Former Kingfield residents go off-grid

Mike Larsen and Linda Nelson’s home outside of Winona. Photo by Paul Neseth
Mike Larsen and Linda Nelson’s home outside of Winona. Photo by Paul Neseth

“It’s a waffle day!” exclaimed Mike Larsen to his wife, Linda Nelson, as he awoke to the sun rising over the prairie.

While most of us wouldn’t think twice about plugging in an appliance — especially on a casual weekend — making waffles means something more to the couple than a scrumptious breakfast.

The former Minneapolis residents moved from their Kingfield home in 2011 and now live outside of Winona in a home that is completely off the grid.

Disconnecting from infrastructure that most of us take for granted has given them a keen sense of the natural cycles that occur around them. When there’s a lot of rain, their 5,000-gallon storage tank overflows and they indulge in a big bath or wash less frequently laundered blankets and coats. When the sun shines for several days, their solar batteries reach maximum capacity, enabling them to utilize the “free” energy on more energy-intensive appliances — a waffle iron is one of their favorites.

“I’m blessed to engage in the abundance and scarcity of the land — the heightened awareness of the great connection,” Larsen says as he reflects on the home they’ve dubbed “The House the Land Built.”

Going completely off-grid isn’t for everyone. We have not yet mentioned their composting toilet, which in all fairness is not as gross as you might expect. 

In the city there is of course already an infrastructure for our homes and businesses to readily tie into. However, as we look toward the years ahead, it can be helpful to bring a little off-grid ethos to our lives and, with it, a bit more connection to the natural world.

Doing so is imperative as buildings consume approximately 40% of the energy in the U.S. and consequently have a large impact on climate change.

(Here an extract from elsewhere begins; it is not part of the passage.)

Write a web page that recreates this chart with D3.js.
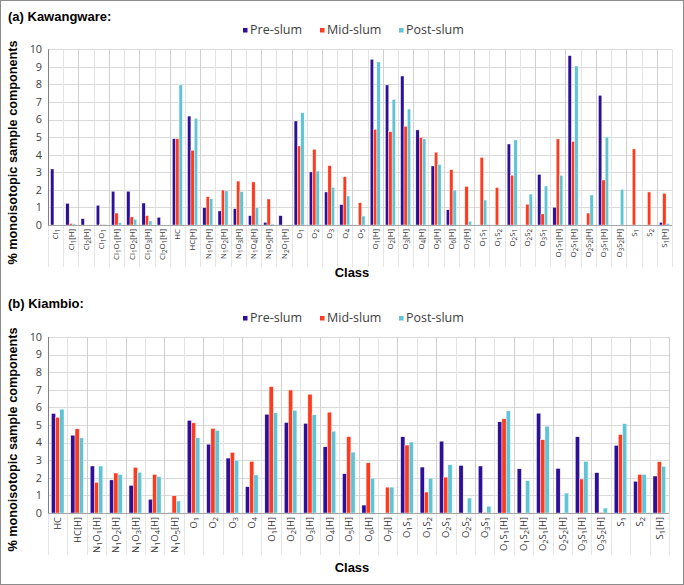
<!DOCTYPE html>
<html>
<head>
<meta charset="utf-8">
<script src="https://cdn.jsdelivr.net/npm/d3@7"></script>
<style>
html,body{margin:0;padding:0;background:#fff;}
svg{display:block;}
</style>
</head>
<body>
<svg id="chart" width="684" height="585"></svg>
<script>
// ---------- DATA ----------
const seriesNames = ["Pre-slum", "Mid-slum", "Post-slum"];
const yTicks = [0,1,2,3,4,5,6,7,8,9,10];

const categoriesA = ["Cl1","Cl1[H]","Cl2[H]","Cl1O1","Cl1O1[H]","Cl1O2[H]","Cl1O3[H]","Cl2O1[H]",
  "HC","HC[H]","N1O1[H]","N1O2[H]","N1O3[H]","N1O4[H]","N1O5[H]","N2O1[H]",
  "O1","O2","O3","O4","O5","O1[H]","O2[H]","O3[H]","O4[H]","O5[H]","O6[H]","O7[H]",
  "O1S1","O1S2","O2S1","O2S2","O3S1","O1S1[H]","O2S1[H]","O2S2[H]","O3S1[H]","O3S2[H]",
  "S1","S2","S1[H]"];
const preA  = [3.19,1.23,0.36,1.12,1.92,1.92,1.25,0.44, 4.91,6.20,0.99,0.80,0.93,0.53,0.15,0.53,
  5.92,3.02,1.88,1.16,0, 9.43,7.97,8.48,5.41,3.36,0.87,0, 0,0,4.61,0,2.88, 1.01,9.64,0,7.38,0, 0,0,0.15];
const midA  = [0,0.08,0,0.04,0.68,0.46,0.53,0, 4.91,4.25,1.61,1.99,2.50,2.45,1.48,0,
  4.50,4.31,3.38,2.75,1.27, 5.45,5.31,5.62,4.99,4.14,3.15,2.20, 3.85,2.13,2.83,1.18,0.63, 4.90,4.76,0.68,2.56,0, 4.33,1.88,1.80];
const postA = [0,0.06,0,0.04,0.13,0.32,0.23,0, 7.97,6.07,1.50,1.94,1.90,0.99,0.06,0,
  6.39,3.07,2.13,1.65,0.51, 9.28,7.15,6.60,4.90,3.45,1.99,0.21, 1.42,0,4.84,1.76,2.22, 2.83,9.05,1.71,5.01,2.03, 0,0,0.08];

const categoriesB = ["HC","HC[H]","N1O1[H]","N1O2[H]","N1O3[H]","N1O4[H]","N1O5[H]",
  "O1","O2","O3","O4","O1[H]","O2[H]","O3[H]","O4[H]","O5[H]","O6[H]","O7[H]",
  "O1S1","O1S2","O2S1","O2S2","O3S1","O1S1[H]","O1S2[H]","O2S1[H]","O2S2[H]","O3S1[H]","O3S2[H]",
  "S1","S2","S1[H]"];
const preB  = [5.65,4.42,2.67,1.88,1.57,0.78,0.02, 5.26,3.91,3.12,1.49, 5.61,5.14,5.09,3.76,2.23,0.45,0,
  4.33,2.61,4.08,2.70,2.67, 5.18,2.51,5.67,2.53,4.33,2.29, 3.84,1.80,2.10];
const midB  = [5.44,4.78,1.74,2.27,2.59,2.19,0.98, 5.12,4.80,3.44,2.93, 7.18,6.99,6.75,5.73,4.33,2.85,1.47,
  3.86,1.19,2.04,0,0.04, 5.35,0,4.16,0,1.93,0.04, 4.46,2.19,2.91];
const postB = [5.90,4.27,2.67,2.19,2.31,2.06,0.68, 4.27,4.69,3.00,2.16, 5.69,5.84,5.58,4.65,3.46,1.98,1.47,
  4.03,1.98,2.74,0.85,0.38, 5.80,1.83,4.93,1.13,2.93,0.28, 5.07,2.19,2.65];

// ---------- STYLE / LAYOUT ----------
const colors = ["#2d0f99", "#ff3b1f", "#5ec4d6"];
const svg = d3.select("#chart");

svg.append("rect").attr("x",0.5).attr("y",0.5).attr("width",683).attr("height",584)
  .attr("fill","#fff").attr("stroke","#8c8c8c").attr("stroke-width",1);

const panels = [
  {title:"(a) Kawangware:", cats:categoriesA, vals:[preA,midA,postA],
   left:48, right:672, top:49.3, bottom:225, titleY:21, legendY:34, classY:277,
   ytitleY:152.5, labelSize:7.8, pad:0.34},
  {title:"(b) Kiambio:", cats:categoriesB, vals:[preB,midB,postB],
   left:48, right:669, top:337, bottom:513, titleY:308, legendY:322, classY:572,
   ytitleY:439.5, labelSize:9.4, pad:0.35}
];

function addLabel(sel, label, size){
  // split into letters / digits, digits become subscripts
  const parts = label.match(/(\d+|[^\d]+)/g);
  parts.forEach(p=>{
    const t = sel.append("tspan").text(p);
    if(/^\d+$/.test(p)) t.attr("baseline-shift", (-0.2*size).toFixed(2)).attr("font-size","80%");
  });
}

panels.forEach(P=>{
  const g = svg.append("g");
  const x0 = d3.scaleBand().domain(P.cats).range([P.left,P.right])
    .paddingInner(P.pad).paddingOuter(P.pad/2);
  const x1 = d3.scaleBand().domain(seriesNames).range([0,x0.bandwidth()]).padding(0);
  const y = d3.scaleLinear().domain([0,10]).range([P.bottom,P.top]);
  const step = x0.step();

  // horizontal gridlines
  g.append("g").selectAll("line").data(yTicks.filter(d=>d>0)).join("line")
    .attr("x1",P.left).attr("x2",P.right)
    .attr("y1",d=>Math.round(y(d))+0.5).attr("y2",d=>Math.round(y(d))+0.5)
    .attr("stroke","#d9d9d9").attr("stroke-width",1);

  // vertical gridlines at category boundaries (extend into label area)
  const bounds = d3.range(1, P.cats.length+1);
  g.append("g").selectAll("line").data(bounds).join("line")
    .attr("x1",i=>Math.round(P.left+i*step)+0.5).attr("x2",i=>Math.round(P.left+i*step)+0.5)
    .attr("y1",P.top).attr("y2",P.bottom)
    .attr("stroke",i=>i%2===0?"#d0d0d0":"#e3e3e3").attr("stroke-width",1);
  g.append("g").selectAll("line").data(d3.range(0, P.cats.length+1)).join("line")
    .attr("x1",i=>Math.round(P.left+i*step)+0.5).attr("x2",i=>Math.round(P.left+i*step)+0.5)
    .attr("y1",P.bottom).attr("y2",P.bottom+42)
    .attr("stroke","#e6e6e6").attr("stroke-width",1);

  // bars
  const rows = P.cats.map((c,i)=>({cat:c, v:seriesNames.map((s,k)=>({s, k, val:P.vals[k][i]}))}));
  g.append("g").selectAll("g").data(rows).join("g")
    .attr("transform",d=>`translate(${x0(d.cat)},0)`)
    .selectAll("rect").data(d=>d.v).join("rect")
    .attr("x",d=>x1(d.s)).attr("width",x1.bandwidth())
    .attr("y",d=>y(d.val)).attr("height",d=>y(0)-y(d.val))
    .attr("fill",d=>colors[d.k]).attr("stroke","#fff").attr("stroke-width",0.4);

  // axes lines
  g.append("line").attr("x1",P.left).attr("x2",P.right)
    .attr("y1",Math.round(y(0))+0.5).attr("y2",Math.round(y(0))+0.5)
    .attr("stroke","#a6a6a6").attr("stroke-width",1);
  g.append("line").attr("x1",P.left+0.5).attr("x2",P.left+0.5)
    .attr("y1",P.top).attr("y2",P.bottom)
    .attr("stroke","#808080").attr("stroke-width",1);

  // y tick labels
  g.append("g").selectAll("text").data(yTicks).join("text")
    .attr("x",P.left-6).attr("y",d=>y(d)).attr("dy","0.36em")
    .attr("text-anchor","end").attr("font-family","'Open Sans', sans-serif")
    .attr("font-size",10.8).attr("fill","#404040").text(d=>d);

  // category labels
  g.append("g").selectAll("text").data(P.cats).join("text")
    .attr("transform",d=>`translate(${x0(d)+x0.bandwidth()/2},${P.bottom+4}) rotate(-90)`)
    .attr("dy","0.36em").attr("text-anchor","end")
    .attr("font-family","'Open Sans', sans-serif").attr("font-size",P.labelSize)
    .attr("fill","#333")
    .each(function(d){ addLabel(d3.select(this), d, P.labelSize); });

  // title
  g.append("text").attr("x",8).attr("y",P.titleY)
    .attr("font-family","'Liberation Sans', Arial, sans-serif").attr("font-weight","bold")
    .attr("font-size",13).attr("fill","#000").text(P.title);

  // legend
  const legX = [243, 320, 399];
  seriesNames.forEach((s,k)=>{
    g.append("rect").attr("x",legX[k]).attr("y",P.legendY-6).attr("width",4.5).attr("height",4.5)
      .attr("fill",colors[k]);
    g.append("text").attr("x",legX[k]+7).attr("y",P.legendY)
      .attr("font-family","'Open Sans', sans-serif").attr("font-size",12.5)
      .attr("fill","#404040").text(s);
  });

  // axis titles
  g.append("text").attr("transform",`translate(17,${P.ytitleY}) rotate(-90)`)
    .attr("text-anchor","middle")
    .attr("font-family","'Liberation Sans', Arial, sans-serif").attr("font-weight","bold")
    .attr("font-size",12.7).attr("fill","#000").text("% monoisotopic sample components");
  g.append("text").attr("x",352).attr("y",P.classY).attr("text-anchor","middle")
    .attr("font-family","'Liberation Sans', Arial, sans-serif").attr("font-weight","bold")
    .attr("font-size",13).attr("fill","#000").text("Class");
});
</script>
</body>
</html>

To combat this, the American Institute of Architects (AIA) has initiated the 2030 Commitment — a program that publicly tracks the profession’s dedication and progress toward achieving carbon-neutral construction within the next 10 years.

It’s quite a lofty resolution for the new decade.

Architects are taking this seriously. In 2018, over 250 firms reported data to the 2030 Commitment’s Design Data Exchange. These projects accounted for energy savings of more than $3.3 billion and an annual overall savings of 17.7 million megatons of carbon dioxide emissions (equivalent to about 21 million acres of forest carbon sequestration), according to the 2018 summary of the AIA 2030 Commitment.

Striving for net-zero is a daunting task — where might a resident in Southwest start?

To evaluate your current energy use and get recommendations for how to save more, have the Xcel Energy Squad pay your home a visit. Their team will conduct a Home Energy Audit that includes a blower door test, which puts a large fan in an exterior door to measure how “leaky” a home might be. (Visit the Excel Home Energy Squad page to learn more.)

Going beyond energy savings to energy production, a glance at the Minneapolis Solar Suitability website can offer you an initial impression of your solar energy potential and the feasibility of putting photovoltaics on your roof. From there, local photovoltaic installers can help establish more site-specific solutions.

As one considers adding onto or renovating a building, meeting with a design professional versed in the complexities of space planning, construction and energy use can be an effective way to digest those (and many more) variables. By listening to clients’ needs and being mindful of resources, architectural solutions can do more with less — oftentimes rethinking how existing spaces are used. 

For example, religious buildings can offer their space to other groups throughout the week. Linda Nelson reduces her carbon footprint by renting space at Judson Church in Kingfield to operate an outpatient mental health clinic, Grove Psychotherapy. Finding abundance in existing infrastructure yields a way to get more out of the resources a building already has with the added bonus of serving a larger community.

Reducing energy use doesn’t necessarily mean giving things up. Rather, it means reframing our perspective to see the abundance around us. Here’s to more waffle days in 2020!

Kyrshanbor Hynniewta is a designer at Locus Architecture. His recently completed thesis at the University of Minnesota and studies the value an architect can bring to single-family home construction.